Last year, Netflix India made a bold move in slashing prices across its four subscription tiers, notably cutting its popular ‘Basic’ plan by a huge 60 per cent, reducing it from $6.24 (Rs 499) a month to just $2.49 ( Rs 199).

While the company didn’t state a reason at the time for the price cut, Netflix India’s vice president of content Monika Shergill told the entertainment news portal Deadline that the strategic move was made in a bid to open up the service to a broader range of audiences across the Indian market.

Six months down the line, Shergill says the pricing cut is “working very well for us, and it’s brought in a whole new set of audiences,” enabling Netflix India to prioritize subscriber growth at a time when the company had begun to ramp up its licensing and original programming slate beyond Hindi and English-language content. “It’s a very different pricing model,” she says of the Indian streaming market, adding that most local competitors work on annual plans with the benefit of big discounts from telco partners.

“For us, our revision of the pricing was very well-timed with our content strategy and the new slate we were rolling out. We were very clear that when we started programming for a broader set of audiences that we would need to increase access and the pricing was a very important part of it,” said Shergill.

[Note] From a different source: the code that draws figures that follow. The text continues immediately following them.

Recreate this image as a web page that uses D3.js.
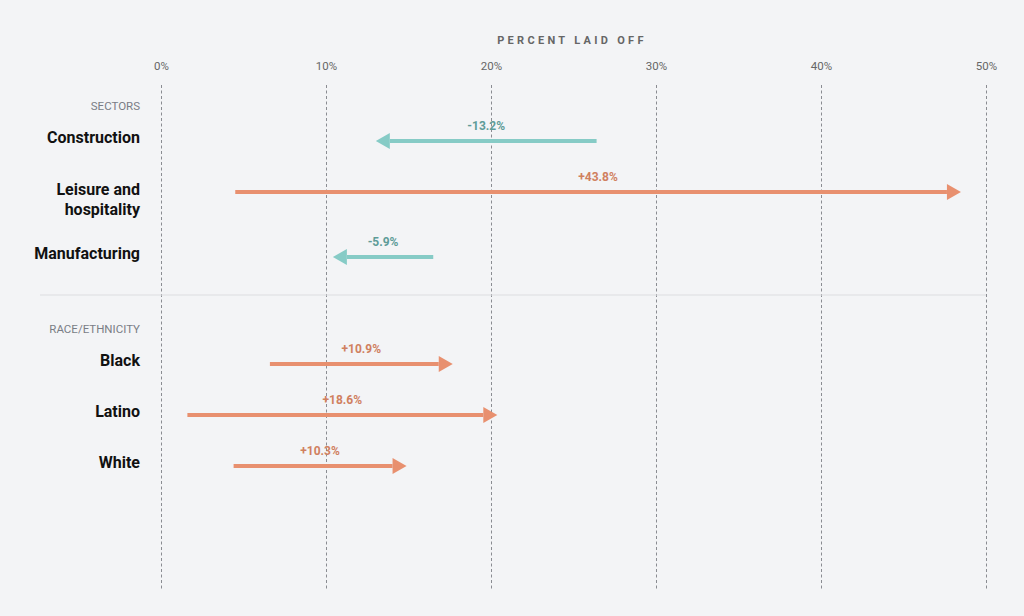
<!DOCTYPE html>
<html>
<head>
<meta charset="utf-8">
<script src="https://cdn.jsdelivr.net/npm/d3@7"></script>
<style>
    body { margin: 0; background: #f3f4f6; }
    svg { display: block; font-family: Roboto, "Noto Sans", sans-serif; }
</style>
</head>
<body>
<div id="chart"></div>
<script>
// Data
const sectors = ["Construction", "Leisure and hospitality", "Manufacturing"];
const sectorBefore = [26.4, 4.5, 16.5];
const sectorChange = [-13.2, 43.8, -5.9];

const races = ["Black", "Latino", "White"];
const raceBefore = [6.6, 1.6, 4.4];
const raceChange = [10.9, 18.6, 10.3];

const groups = ["SECTORS", "RACE/ETHNICITY"];
const ticks = [0, 10, 20, 30, 40, 50];

const width = 1024, height = 616;
const upColor = "#e8906f", upText = "#d0805f";
const downColor = "#86cbc6", downText = "#5e9c98";

const svg = d3.select("#chart")
    .append("svg")
    .attr("width", width)
    .attr("height", height);

const x = d3.scaleLinear().domain([0, 50]).range([161, 986]);

// Title
svg.append("text")
    .attr("x", 572)
    .attr("y", 44)
    .attr("text-anchor", "middle")
    .attr("fill", "#666")
    .style("font-size", "11px")
    .style("font-weight", "700")
    .style("letter-spacing", "3.3px")
    .text("PERCENT LAID OFF");

// Top axis with dashed gridlines
const axis = svg.append("g")
    .attr("transform", "translate(0,85)")
    .call(d3.axisTop(x).tickValues(ticks).tickFormat(d => d + "%").tickSize(-505).tickPadding(15));
axis.select(".domain").remove();
axis.selectAll(".tick line")
    .attr("stroke", "#8a8c92")
    .attr("stroke-dasharray", "3,2.5");
axis.selectAll(".tick text")
    .attr("fill", "#666")
    .style("font-size", "11.5px")
    .style("font-family", "Roboto, sans-serif");

// Build rows with a running y position
const groupRows = [
    sectors.map((d, i) => ({name: d, before: sectorBefore[i], change: sectorChange[i]})),
    races.map((d, i) => ({name: d, before: raceBefore[i], change: raceChange[i]}))
];

let rows = [];
let cursor = 106;
groupRows.forEach((list, g) => {
    svg.append("text")
        .attr("x", 140)
        .attr("y", cursor + 4)
        .attr("text-anchor", "end")
        .attr("fill", "#7a7d85")
        .style("font-size", "11.5px")
        .text(groups[g]);
    cursor += 35;
    list.forEach((r, i) => {
        r.y = cursor;
        r.lines = r.name === "Leisure and hospitality" ? ["Leisure and", "hospitality"] : [r.name];
        rows.push(r);
        cursor += 51 + (r.lines.length > 1 ? 14 : 0);
    });
    cursor -= 51;
    if (g < groupRows.length - 1) {
        cursor += 38;
        svg.append("line")
            .attr("x1", 40).attr("x2", 986)
            .attr("y1", cursor).attr("y2", cursor)
            .attr("stroke", "#dcdde0")
            .attr("stroke-width", 1);
        cursor += 34;
    }
});

// Row labels
rows.forEach(r => {
    const t = svg.append("text")
        .attr("text-anchor", "end")
        .attr("fill", "#111")
        .style("font-size", "16px")
        .style("font-weight", "700");
    if (r.lines.length > 1) {
        r.lines.forEach((l, k) => {
            t.append("tspan").attr("x", 140).attr("y", r.y + 3 + k * 20).text(l);
        });
    } else {
        t.attr("x", 140).attr("y", r.y + 2).text(r.name);
    }
});

// Arrows: line ends at the value, head reaches a little past it
const head = 14, half = 8, over = 3;
rows.forEach(r => {
    const after = r.before + r.change;
    const x0 = x(r.before), x1 = x(after);
    const dir = x1 > x0 ? 1 : -1;
    const col = dir > 0 ? upColor : downColor;
    const tip = x1 + dir * over;

    svg.append("line")
        .attr("x1", x0).attr("x2", tip - dir * head)
        .attr("y1", r.y).attr("y2", r.y)
        .attr("stroke", col)
        .attr("stroke-width", 4);

    svg.append("path")
        .attr("d", d3.line()([[tip, r.y], [tip - dir * head, r.y - half], [tip - dir * head, r.y + half]]) + "Z")
        .attr("fill", col);

    svg.append("text")
        .attr("x", (x0 + tip) / 2)
        .attr("y", r.y - 11)
        .attr("text-anchor", "middle")
        .attr("fill", dir > 0 ? upText : downText)
        .style("font-size", "12px")
        .style("font-weight", "700")
        .text((r.change > 0 ? "+" : "") + r.change.toFixed(1) + "%");
});
</script>
</body>
</html>
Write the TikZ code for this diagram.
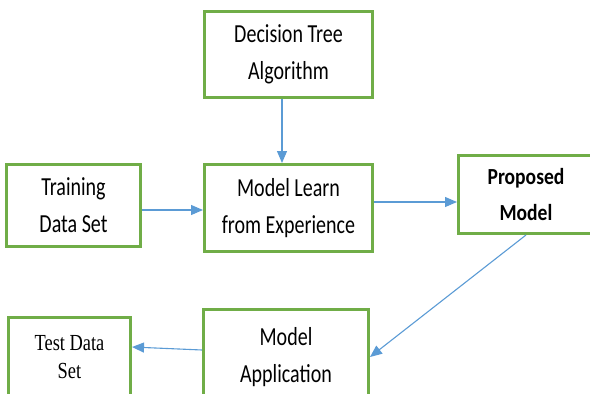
\documentclass[tikz,border=0pt]{standalone}
\usepackage{fontspec}
\setmainfont{Carlito}
\newfontfamily\boxfont[FakeStretch=0.77]{Carlito}
\newfontfamily\boldboxfont[FakeStretch=0.85]{Carlito}
\newfontfamily\serifboxfont[FakeStretch=0.8]{Liberation Serif}
\usetikzlibrary{arrows.meta,calc}
\definecolor{boxgreen}{HTML}{70AD47}
\definecolor{flowblue}{HTML}{5B9BD5}
\begin{document}
\begin{tikzpicture}[x=1pt,y=-1pt,
  box/.style={draw=boxgreen, line width=2.6pt, fill=white, inner sep=0pt,
    align=center, font=\boxfont\fontsize{26}{37}\selectfont},
  boldbox/.style={box, font=\boldboxfont\bfseries\fontsize{23}{36}\selectfont},
  serifbox/.style={box, font=\serifboxfont\fontsize{23}{28}\selectfont},
  flow/.style={draw=flowblue, line width=1.1pt,
    -{Triangle[length=12pt,width=10pt]}}]
\useasboundingbox (0,0) rectangle (590,394);
\clip (0,0) rectangle (590,394);

% process boxes
\node[box, minimum width=168.4pt, minimum height=86.4pt] (dt) at (288.5,54.5) {Decision Tree\\Algorithm};
\node[box, minimum width=134.4pt, minimum height=82.4pt] (trn) at (73.5,205.5) {Training\\Data Set};
\node[box, minimum width=168.4pt, minimum height=87.4pt] (mle) at (288.5,208) {Model Learn\\from Experience};
\node[boldbox, minimum width=135.4pt, minimum height=78.4pt] (pm) at (526,194.5) {Proposed\\Model};
\node[box, minimum width=165.4pt, minimum height=95.4pt] (ma) at (286,357) {Model\\Application};
\node[serifbox, minimum width=122.4pt, minimum height=79.4pt] (test) at (69.5,357) {Test Data\\Set};

% data flow
\draw[flow] ($(dt.south)+(-6.5,0)$) -- ($(mle.north)+(-6.5,0)$);
\draw[flow] ($(trn.east)+(0,4.5)$) -- ($(mle.west)+(0,2)$);
\draw[flow] ($(mle.east)+(0,-6)$) -- ($(pm.west)+(0,7.5)$);
\draw[flow] (pm.south) -- (ma.east);
\draw[flow] ($(ma.west)+(0,-7)$) -- ($(test.east)+(0,-10)$);
\end{tikzpicture}
\end{document}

After Netflix’s better-than-expected second-quarter earnings on Tuesday, the company’s shares continued their recent upturn as Wall Street analysts had differing opinions on the takeaway from the report. After weeks of worry, investors took a brief sigh of relief. However, sceptics point out that the loss was the biggest in any quarter in the company’s 25-year history.

In a bold move to woo back subscribers and attract new ones, Netflix will stream the action thriller, The Gray Man this weekend after a limited release in theatres. The film cost a reported $200 million, the most expensive movie in Netflix’s history.